Which guinea pig combinations are possible to keep?
Guinea pigs are very social animals that live in groups. They won’t be very happy alone, even when we try to give them lots of attention. After all, we are no guinea pigs! We don’t speak their language and we are never present 24 hours a day. Even when two guinea pigs don’t really like each other, they will still have advantages from each other’s presence. What are the easiest combinations?
Castrated male with a female
This combination is most successful. Character does play a role, so it’s good to pay attention to the behaviour towards each other when the guinea pigs are introduced to each other. Many animal shelters will couple lonely animals, which is very useful because they often have a lot of experience with guinea pig behaviour. Castrated males will still try to mate females (good to know!)
Castrated male with more females
When you want to keep a guinea pig group, a castrated male often is a very welcome addition to a group of sows. His presence will often have a soothing effect on the girls.
Most females get along just fine, although they can be a bit mean sometimes. Two sisters or a mother and daughter get along fine in many cases, or an adult female with a baby. When the characters match, two adult females can be coupled successfully as well. However, two dominant characters can also cause a mismatch. That’s why it’s wise to couple animals under supervision of someone with much experience, such as a good animal shelter.
Most males that grow up from 4 weeks of age in a big cage will get along fine. They could have some conflict when they become mature (between 3 and 8 months), but often serious fights are not seen.
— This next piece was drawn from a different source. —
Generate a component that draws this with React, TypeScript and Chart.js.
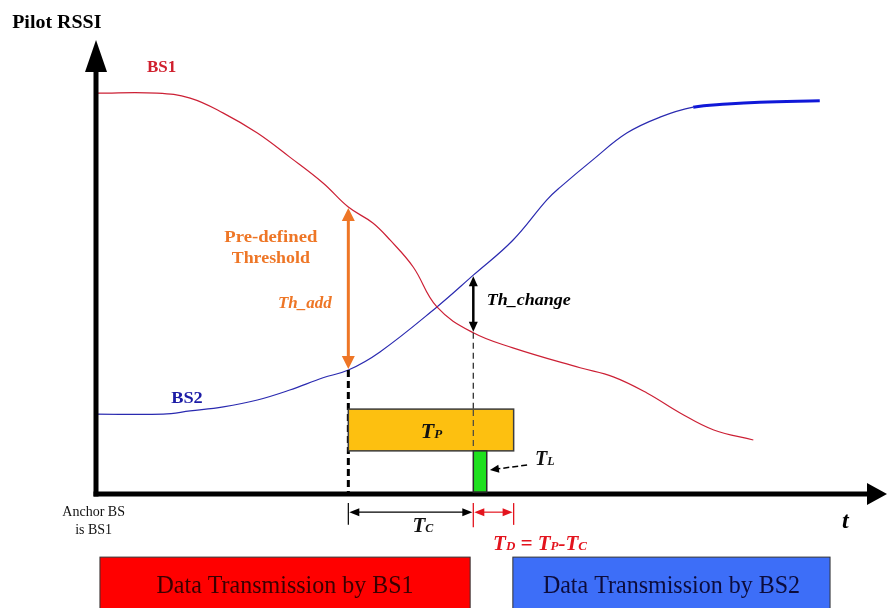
import { useEffect, useRef } from "react";
import { Chart, registerables } from "chart.js";

Chart.register(...registerables);

// ---- Data (time in % of span, RSSI in % of axis height) ----
const bs1Time = [0, 7.7, 11.9, 16.1, 20.4, 24.5, 28.7, 31.9, 35.0, 37.2, 40.1, 43.1, 47.7, 52.7, 61.2, 65.4, 69.7, 73.9, 78.1, 83.1];
const bs1Rssi = [88.3, 88.3, 87.2, 83.9, 79.5, 74.2, 68.5, 63.2, 59.7, 55.9, 50.0, 41.2, 35.5, 32.2, 27.8, 25.8, 22.2, 17.8, 14.1, 11.9];
const bs2Time = [0, 8.5, 11.9, 16.1, 20.4, 24.5, 28.7, 31.9, 35.9, 43.1, 47.7, 52.7, 57.0, 58.7, 62.8, 67.1, 71.3, 75.5, 79.8, 83.9, 91.5];
const bs2Rssi = [17.6, 17.6, 18.3, 19.2, 20.7, 22.9, 25.6, 27.3, 31.3, 41.2, 48.2, 55.9, 64.8, 67.6, 73.6, 79.5, 83.0, 85.2, 85.9, 86.3, 86.6];

// key instants on the time axis
const thAddTime = 31.9;        // BS2 crosses Th_add
const thChangeTime = 47.7;     // Th_change reached
const tpEndTime = 52.8;        // end of T_P
const tlEndTime = 49.4;        // end of T_L
// key RSSI levels
const thAddLevels = [63.2, 27.3];     // BS1, BS2 at thAddTime
const thChangeLevels = [48.2, 35.5];  // BS2, BS1 at thChangeTime
const tpLevels = [18.7, 9.5];         // T_P bar top / bottom
// transmission periods
const bs1Tx = [0.5, 47.3];
const bs2Tx = [52.7, 92.8];
const txLevels = [-13.9, -25.6];

const SERIF = '"Liberation Serif", "Times New Roman", serif';

type TxtOpt = { bold?: boolean; italic?: boolean; color: string; align?: "left" | "center" | "right"; sx?: number };

function fontStr(size: number, bold?: boolean, italic?: boolean) {
  return `${italic ? "italic " : ""}${bold ? "bold " : ""}${size}px ${SERIF}`;
}

function txt(ctx: CanvasRenderingContext2D, s: string, x: number, y: number, size: number, o: TxtOpt) {
  ctx.save();
  ctx.font = fontStr(size, o.bold, o.italic);
  ctx.fillStyle = o.color;
  ctx.textBaseline = "alphabetic";
  ctx.textAlign = "left";
  const sx = o.sx ?? 1;
  const w = ctx.measureText(s).width * sx;
  const x0 = o.align === "center" ? x - w / 2 : o.align === "right" ? x - w : x;
  ctx.translate(x0, y);
  ctx.scale(sx, 1);
  ctx.fillText(s, 0, 0);
  ctx.restore();
  return w;
}

// rich text: pieces [text, size]
function rich(ctx: CanvasRenderingContext2D, pieces: [string, number][], x: number, y: number, color: string, align: "left" | "center" = "left") {
  ctx.save();
  let total = 0;
  for (const [s, sz] of pieces) {
    ctx.font = fontStr(sz, true, true);
    total += ctx.measureText(s).width;
  }
  let cx = align === "center" ? x - total / 2 : x;
  ctx.fillStyle = color;
  ctx.textBaseline = "alphabetic";
  for (const [s, sz] of pieces) {
    ctx.font = fontStr(sz, true, true);
    ctx.fillText(s, cx, y);
    cx += ctx.measureText(s).width;
  }
  ctx.restore();
}

function head(ctx: CanvasRenderingContext2D, x: number, y: number, ang: number, len: number, wid: number, color: string) {
  ctx.save();
  ctx.translate(x, y);
  ctx.rotate(ang);
  ctx.fillStyle = color;
  ctx.beginPath();
  ctx.moveTo(0, 0);
  ctx.lineTo(-len, -wid / 2);
  ctx.lineTo(-len, wid / 2);
  ctx.closePath();
  ctx.fill();
  ctx.restore();
}

function line(ctx: CanvasRenderingContext2D, x1: number, y1: number, x2: number, y2: number, color: string, w: number, dash: number[] = []) {
  ctx.save();
  ctx.strokeStyle = color;
  ctx.lineWidth = w;
  ctx.setLineDash(dash);
  ctx.beginPath();
  ctx.moveTo(x1, y1);
  ctx.lineTo(x2, y2);
  ctx.stroke();
  ctx.restore();
}

function rect(ctx: CanvasRenderingContext2D, x1: number, y1: number, x2: number, y2: number, fill: string, stroke: string, w: number) {
  ctx.save();
  ctx.fillStyle = fill;
  ctx.fillRect(x1, y1, x2 - x1, y2 - y1);
  ctx.strokeStyle = stroke;
  ctx.lineWidth = w;
  ctx.strokeRect(x1, y1, x2 - x1, y2 - y1);
  ctx.restore();
}

const diagramPlugin = {
  id: "diagram",
  afterDatasetsDraw(chart: any) {
    const ctx: CanvasRenderingContext2D = chart.ctx;
    const X = (v: number) => chart.scales.x.getPixelForValue(v);
    const Y = (v: number) => chart.scales.y.getPixelForValue(v);
    const ORANGE = "#EE7626";

    // axes
    const ax0 = X(0), ay0 = Y(0);
    line(ctx, ax0, ay0 + 2.5, ax0, Y(100) + 30, "#000", 5);
    head(ctx, ax0, Y(100), -Math.PI / 2, 32, 22, "#000");
    line(ctx, ax0 - 2.5, ay0, X(100) - 18, ay0, "#000", 5);
    head(ctx, X(100), ay0, 0, 20, 22, "#000");

    // dashed guide lines
    line(ctx, X(thAddTime), Y(thAddLevels[1]), X(thAddTime), ay0, "#000", 3, [7, 4]);
    line(ctx, X(thChangeTime), Y(thChangeLevels[1]), X(thChangeTime), Y(tpLevels[1]), "#333", 1.3, [6, 4]);

    // Th_add arrow
    const tx = X(thAddTime);
    const t1 = Y(thAddLevels[0]) + 1, t2 = Y(thAddLevels[1]) - 1;
    line(ctx, tx, t1 + 10, tx, t2 - 10, ORANGE, 3);
    head(ctx, tx, t1, -Math.PI / 2, 13, 13, ORANGE);
    head(ctx, tx, t2, Math.PI / 2, 13, 13, ORANGE);

    // Th_change arrow
    const cx = X(thChangeTime);
    const c1 = Y(thChangeLevels[0]) + 1, c2 = Y(thChangeLevels[1]) - 1;
    line(ctx, cx, c1 + 8, cx, c2 - 8, "#000", 2.5);
    head(ctx, cx, c1, -Math.PI / 2, 10, 9, "#000");
    head(ctx, cx, c2, Math.PI / 2, 10, 9, "#000");

    // T_P bar
    rect(ctx, X(thAddTime), Y(tpLevels[0]), X(tpEndTime), Y(tpLevels[1]), "#FDC010", "#3c3c3c", 1.5);
    line(ctx, X(thChangeTime), Y(tpLevels[0]) + 1, X(thChangeTime), Y(tpLevels[1]), "#444", 1.2, [6, 4]);
    // T_L bar
    rect(ctx, X(thChangeTime), Y(tpLevels[1]), X(tlEndTime), ay0 - 2, "#1EE01E", "#2c2c2c", 1.5);

    // labels
    txt(ctx, "Pilot RSSI", X(-10.6), Y(102.6), 19, { bold: true, color: "#000", sx: 1.05 });
    txt(ctx, "BS1", X(8.3), Y(93.0), 17, { bold: true, color: "#D0202E", align: "center" });
    txt(ctx, "BS2", X(11.5), Y(20.0), 17, { bold: true, color: "#1C1CA6", align: "center", sx: 1.08 });
    txt(ctx, "Pre-defined", X(22.1), Y(55.5), 17, { bold: true, color: ORANGE, align: "center", sx: 1.1 });
    txt(ctx, "Threshold", X(22.1), Y(50.9), 17, { bold: true, color: ORANGE, align: "center", sx: 1.05 });
    txt(ctx, "Th_add", X(26.4), Y(41.0), 17, { bold: true, italic: true, color: ORANGE, align: "center" });
    txt(ctx, "Th_change", X(49.4), Y(41.6), 17, { bold: true, italic: true, color: "#000", sx: 1.06 });

    rich(ctx, [["T", 22], ["P", 13]], X(42.4), Y(12.3), "#111", "center");
    rich(ctx, [["T", 20], ["L", 12]], X(55.5), Y(6.4), "#111");

    // T_L pointer
    const p1x = X(54.5), p1y = Y(6.4), p2x = X(49.8), p2y = Y(5.3);
    const ang = Math.atan2(p2y - p1y, p2x - p1x);
    line(ctx, p1x, p1y, p2x - 8 * Math.cos(ang), p2y - 8 * Math.sin(ang), "#000", 1.5, [6, 3]);
    head(ctx, p2x, p2y, ang, 9, 8, "#000");

    // T_C and T_D spans below axis
    const ay = Y(-4.0), tk1 = Y(-2.0), tk2 = Y(-6.8);
    line(ctx, X(thAddTime), tk1, X(thAddTime), tk2, "#000", 1.2);
    line(ctx, X(thAddTime) + 6, ay, X(thChangeTime) - 7, ay, "#000", 1.2);
    head(ctx, X(thAddTime) + 1, ay, Math.PI, 10, 8, "#000");
    head(ctx, X(thChangeTime) - 1, ay, 0, 10, 8, "#000");
    const RED = "#E3141E";
    line(ctx, X(thChangeTime), tk1, X(thChangeTime), Y(-7.3), RED, 1.3);
    line(ctx, X(tpEndTime), tk1, X(tpEndTime), tk2, RED, 1.3);
    line(ctx, X(thChangeTime) + 6, ay, X(tpEndTime) - 6, ay, RED, 1.2);
    head(ctx, X(thChangeTime) + 1, ay, Math.PI, 10, 8, RED);
    head(ctx, X(tpEndTime) - 1, ay, 0, 10, 8, RED);

    rich(ctx, [["T", 21], ["C", 12]], X(40.0), Y(-8.4), "#111");
    rich(ctx, [["T", 21], ["D", 13], [" = ", 21], ["T", 21], ["P", 13], ["-", 21], ["T", 21], ["C", 13]], X(50.2), Y(-12.3), RED);

    txt(ctx, "t", X(94.3), Y(-7.5), 24, { bold: true, italic: true, color: "#000" });
    txt(ctx, "Anchor BS", X(-0.3), Y(-4.8), 14, { color: "#111", align: "center" });
    txt(ctx, "is BS1", X(-0.3), Y(-8.8), 14, { color: "#111", align: "center" });

    // transmission bars
    rect(ctx, X(bs1Tx[0]), Y(txLevels[0]), X(bs1Tx[1]), Y(txLevels[1]), "#FF0000", "#333", 1);
    rect(ctx, X(bs2Tx[0]), Y(txLevels[0]), X(bs2Tx[1]), Y(txLevels[1]), "#3D6EF8", "#333", 1);
    txt(ctx, "Data Transmission by BS1", (X(bs1Tx[0]) + X(bs1Tx[1])) / 2, Y(-21.8), 25, { color: "#3A0000", align: "center", sx: 0.96 });
    txt(ctx, "Data Transmission by BS2", (X(bs2Tx[0]) + X(bs2Tx[1])) / 2, Y(-21.8), 25, { color: "#0C0C3C", align: "center", sx: 0.96 });
  },
};

export default function App() {
  const ref = useRef<HTMLCanvasElement | null>(null);
  useEffect(() => {
    if (!ref.current) return;
    const chart = new Chart(ref.current, {
      type: "scatter",
      data: {
        datasets: [
          {
            label: "BS1",
            data: bs1Time.map((x, i) => ({ x, y: bs1Rssi[i] })),
            showLine: true,
            borderColor: "#CC2035",
            borderWidth: 1.2,
            pointRadius: 0,
            tension: 0.4,
            clip: false as any,
          },
          {
            label: "BS2",
            data: bs2Time.map((x, i) => ({ x, y: bs2Rssi[i] })),
            showLine: true,
            borderColor: "#2A2AB0",
            borderWidth: 1.2,
            pointRadius: 0,
            tension: 0.4,
            clip: false as any,
            segment: {
              borderWidth: (c: any) => (c.p0.parsed.x >= 75 ? 3 : 1.2),
              borderColor: (c: any) => (c.p0.parsed.x >= 75 ? "#1018D8" : "#2A2AB0"),
            },
          },
        ],
      },
      options: {
        responsive: false,
        animation: false,
        events: [],
        layout: { padding: { left: 96, right: 1, top: 40, bottom: 114 } },
        scales: {
          x: { type: "linear", min: 0, max: 100, display: false },
          y: { type: "linear", min: 0, max: 100, display: false },
        },
        plugins: { legend: { display: false }, tooltip: { enabled: false }, title: { display: false } },
      },
      plugins: [diagramPlugin],
    });
    return () => chart.destroy();
  }, []);
  return (
    <div style={{ position: "absolute", left: 0, top: 0, width: 888, height: 608, background: "#fff" }}>
      <canvas ref={ref} width={888} height={608} style={{ display: "block" }} />
    </div>
  );
}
When they do fight regularly, it is possible that their characters just don’t match. An even better match is an adult male (older than one year) with a baby of 4 to 6 weeks. This way, one of the males is often calmer while the other one may be a bit difficult sometimes when he grows up.
Make sure you don’t mix up dominant behaviour (like swinging the hind legs, making a low noise or chasing the other guinea pig away sometimes) with a serious fight (biting with wounds). Males are often more clear in their behaviour than females. This way it may seem that females get along more often, but sometimes the more subtle signals are missed. Most boars are simple towards each other: they like each other or not. No in between. Many males will get along just fine when you keep two of them together. More than two males in a normal cage may result in conflicts in the hierarchy.